Your goal ->
Your task is to output the listing word for word, with pictures excluded.

....

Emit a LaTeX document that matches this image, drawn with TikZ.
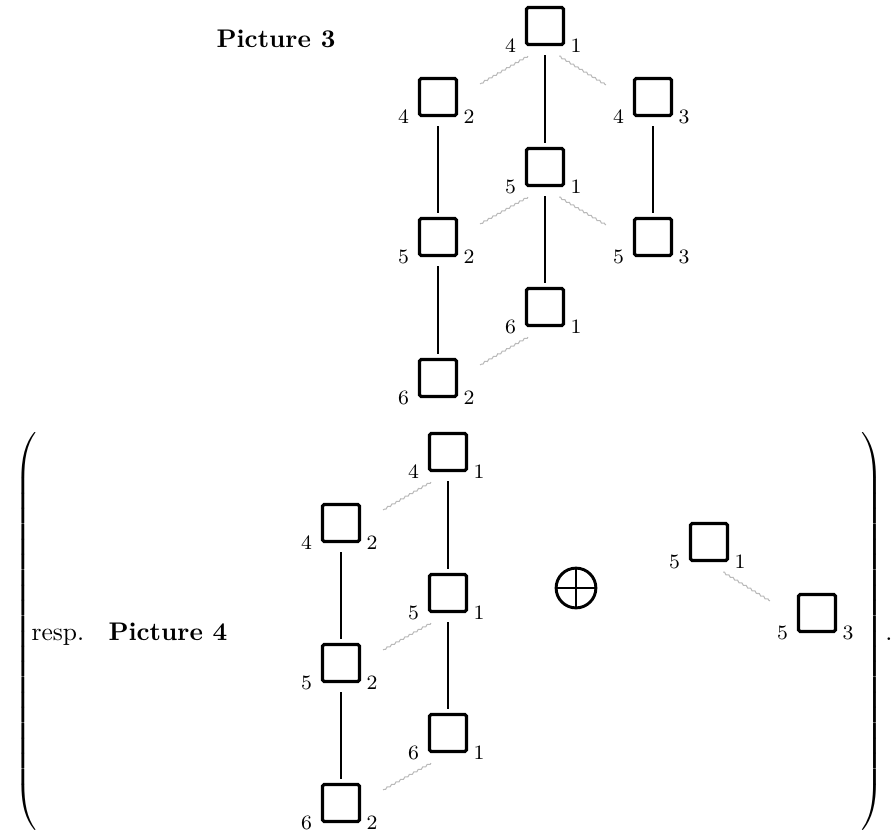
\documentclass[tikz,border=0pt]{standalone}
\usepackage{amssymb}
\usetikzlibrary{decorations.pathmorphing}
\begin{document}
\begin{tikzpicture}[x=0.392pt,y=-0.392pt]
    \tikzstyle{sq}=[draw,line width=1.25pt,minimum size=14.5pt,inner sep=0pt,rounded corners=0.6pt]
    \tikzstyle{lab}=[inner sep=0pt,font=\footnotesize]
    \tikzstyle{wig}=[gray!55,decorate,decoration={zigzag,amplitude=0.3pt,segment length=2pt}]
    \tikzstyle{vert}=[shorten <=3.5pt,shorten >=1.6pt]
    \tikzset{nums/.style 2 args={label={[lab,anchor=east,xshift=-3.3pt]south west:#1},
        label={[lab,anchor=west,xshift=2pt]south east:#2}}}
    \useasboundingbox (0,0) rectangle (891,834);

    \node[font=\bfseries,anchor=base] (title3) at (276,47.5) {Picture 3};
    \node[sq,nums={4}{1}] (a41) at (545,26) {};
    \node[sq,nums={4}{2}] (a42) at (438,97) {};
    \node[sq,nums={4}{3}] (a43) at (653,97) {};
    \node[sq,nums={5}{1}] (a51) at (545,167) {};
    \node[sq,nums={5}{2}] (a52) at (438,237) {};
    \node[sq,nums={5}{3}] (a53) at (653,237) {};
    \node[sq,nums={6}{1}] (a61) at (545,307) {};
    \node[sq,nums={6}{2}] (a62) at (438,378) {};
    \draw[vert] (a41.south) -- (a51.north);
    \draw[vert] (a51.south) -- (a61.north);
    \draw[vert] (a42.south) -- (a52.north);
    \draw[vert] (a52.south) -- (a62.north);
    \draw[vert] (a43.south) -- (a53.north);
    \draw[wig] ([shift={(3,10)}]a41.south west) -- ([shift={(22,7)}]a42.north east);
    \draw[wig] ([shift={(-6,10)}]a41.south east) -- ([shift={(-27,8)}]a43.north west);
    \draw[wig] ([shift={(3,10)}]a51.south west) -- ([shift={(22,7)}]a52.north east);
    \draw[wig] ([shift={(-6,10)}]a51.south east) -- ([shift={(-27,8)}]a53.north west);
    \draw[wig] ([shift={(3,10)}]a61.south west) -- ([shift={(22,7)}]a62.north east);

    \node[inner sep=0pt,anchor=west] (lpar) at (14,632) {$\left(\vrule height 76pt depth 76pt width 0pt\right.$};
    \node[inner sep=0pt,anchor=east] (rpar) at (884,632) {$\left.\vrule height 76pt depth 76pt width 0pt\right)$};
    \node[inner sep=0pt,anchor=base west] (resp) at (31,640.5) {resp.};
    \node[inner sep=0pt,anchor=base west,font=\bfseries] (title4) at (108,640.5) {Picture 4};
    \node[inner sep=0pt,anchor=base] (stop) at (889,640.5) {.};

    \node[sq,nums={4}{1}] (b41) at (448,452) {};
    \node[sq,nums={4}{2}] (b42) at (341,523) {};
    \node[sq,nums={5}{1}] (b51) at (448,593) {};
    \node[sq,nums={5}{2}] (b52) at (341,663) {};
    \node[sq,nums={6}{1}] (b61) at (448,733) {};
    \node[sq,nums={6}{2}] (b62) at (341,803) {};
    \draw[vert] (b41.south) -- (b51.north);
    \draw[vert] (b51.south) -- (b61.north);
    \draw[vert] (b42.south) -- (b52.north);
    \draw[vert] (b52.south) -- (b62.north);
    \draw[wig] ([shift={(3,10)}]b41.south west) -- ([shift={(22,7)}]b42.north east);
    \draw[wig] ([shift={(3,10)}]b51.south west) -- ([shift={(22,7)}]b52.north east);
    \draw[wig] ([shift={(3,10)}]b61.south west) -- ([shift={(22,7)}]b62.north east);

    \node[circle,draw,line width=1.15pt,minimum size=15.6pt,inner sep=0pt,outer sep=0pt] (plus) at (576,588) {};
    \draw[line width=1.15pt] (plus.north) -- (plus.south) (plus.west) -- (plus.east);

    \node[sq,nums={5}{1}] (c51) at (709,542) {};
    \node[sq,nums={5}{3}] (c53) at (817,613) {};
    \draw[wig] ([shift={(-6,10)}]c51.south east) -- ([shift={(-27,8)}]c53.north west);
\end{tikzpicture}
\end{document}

....

Expected output ->
Emit a LaTeX document that matches this image, drawn with TikZ.
\documentclass[tikz,border=0pt]{standalone}
\usepackage{amssymb}
\usetikzlibrary{decorations.pathmorphing}
\begin{document}
\begin{tikzpicture}[x=0.392pt,y=-0.392pt]
    \tikzstyle{sq}=[draw,line width=1.25pt,minimum size=14.5pt,inner sep=0pt,rounded corners=0.6pt]
    \tikzstyle{lab}=[inner sep=0pt,font=\footnotesize]
    \tikzstyle{wig}=[gray!55,decorate,decoration={zigzag,amplitude=0.3pt,segment length=2pt}]
    \tikzstyle{vert}=[shorten <=3.5pt,shorten >=1.6pt]
    \tikzset{nums/.style 2 args={label={[lab,anchor=east,xshift=-3.3pt]south west:#1},
        label={[lab,anchor=west,xshift=2pt]south east:#2}}}
    \useasboundingbox (0,0) rectangle (891,834);

    \node[font=\bfseries,anchor=base] (title3) at (276,47.5) {Picture 3};
    \node[sq,nums={4}{1}] (a41) at (545,26) {};
    \node[sq,nums={4}{2}] (a42) at (438,97) {};
    \node[sq,nums={4}{3}] (a43) at (653,97) {};
    \node[sq,nums={5}{1}] (a51) at (545,167) {};
    \node[sq,nums={5}{2}] (a52) at (438,237) {};
    \node[sq,nums={5}{3}] (a53) at (653,237) {};
    \node[sq,nums={6}{1}] (a61) at (545,307) {};
    \node[sq,nums={6}{2}] (a62) at (438,378) {};
    \draw[vert] (a41.south) -- (a51.north);
    \draw[vert] (a51.south) -- (a61.north);
    \draw[vert] (a42.south) -- (a52.north);
    \draw[vert] (a52.south) -- (a62.north);
    \draw[vert] (a43.south) -- (a53.north);
    \draw[wig] ([shift={(3,10)}]a41.south west) -- ([shift={(22,7)}]a42.north east);
    \draw[wig] ([shift={(-6,10)}]a41.south east) -- ([shift={(-27,8)}]a43.north west);
    \draw[wig] ([shift={(3,10)}]a51.south west) -- ([shift={(22,7)}]a52.north east);
    \draw[wig] ([shift={(-6,10)}]a51.south east) -- ([shift={(-27,8)}]a53.north west);
    \draw[wig] ([shift={(3,10)}]a61.south west) -- ([shift={(22,7)}]a62.north east);

    \node[inner sep=0pt,anchor=west] (lpar) at (14,632) {$\left(\vrule height 76pt depth 76pt width 0pt\right.$};
    \node[inner sep=0pt,anchor=east] (rpar) at (884,632) {$\left.\vrule height 76pt depth 76pt width 0pt\right)$};
    \node[inner sep=0pt,anchor=base west] (resp) at (31,640.5) {resp.};
    \node[inner sep=0pt,anchor=base west,font=\bfseries] (title4) at (108,640.5) {Picture 4};
    \node[inner sep=0pt,anchor=base] (stop) at (889,640.5) {.};

    \node[sq,nums={4}{1}] (b41) at (448,452) {};
    \node[sq,nums={4}{2}] (b42) at (341,523) {};
    \node[sq,nums={5}{1}] (b51) at (448,593) {};
    \node[sq,nums={5}{2}] (b52) at (341,663) {};
    \node[sq,nums={6}{1}] (b61) at (448,733) {};
    \node[sq,nums={6}{2}] (b62) at (341,803) {};
    \draw[vert] (b41.south) -- (b51.north);
    \draw[vert] (b51.south) -- (b61.north);
    \draw[vert] (b42.south) -- (b52.north);
    \draw[vert] (b52.south) -- (b62.north);
    \draw[wig] ([shift={(3,10)}]b41.south west) -- ([shift={(22,7)}]b42.north east);
    \draw[wig] ([shift={(3,10)}]b51.south west) -- ([shift={(22,7)}]b52.north east);
    \draw[wig] ([shift={(3,10)}]b61.south west) -- ([shift={(22,7)}]b62.north east);

    \node[circle,draw,line width=1.15pt,minimum size=15.6pt,inner sep=0pt,outer sep=0pt] (plus) at (576,588) {};
    \draw[line width=1.15pt] (plus.north) -- (plus.south) (plus.west) -- (plus.east);

    \node[sq,nums={5}{1}] (c51) at (709,542) {};
    \node[sq,nums={5}{3}] (c53) at (817,613) {};
    \draw[wig] ([shift={(-6,10)}]c51.south east) -- ([shift={(-27,8)}]c53.north west);
\end{tikzpicture}
\end{document}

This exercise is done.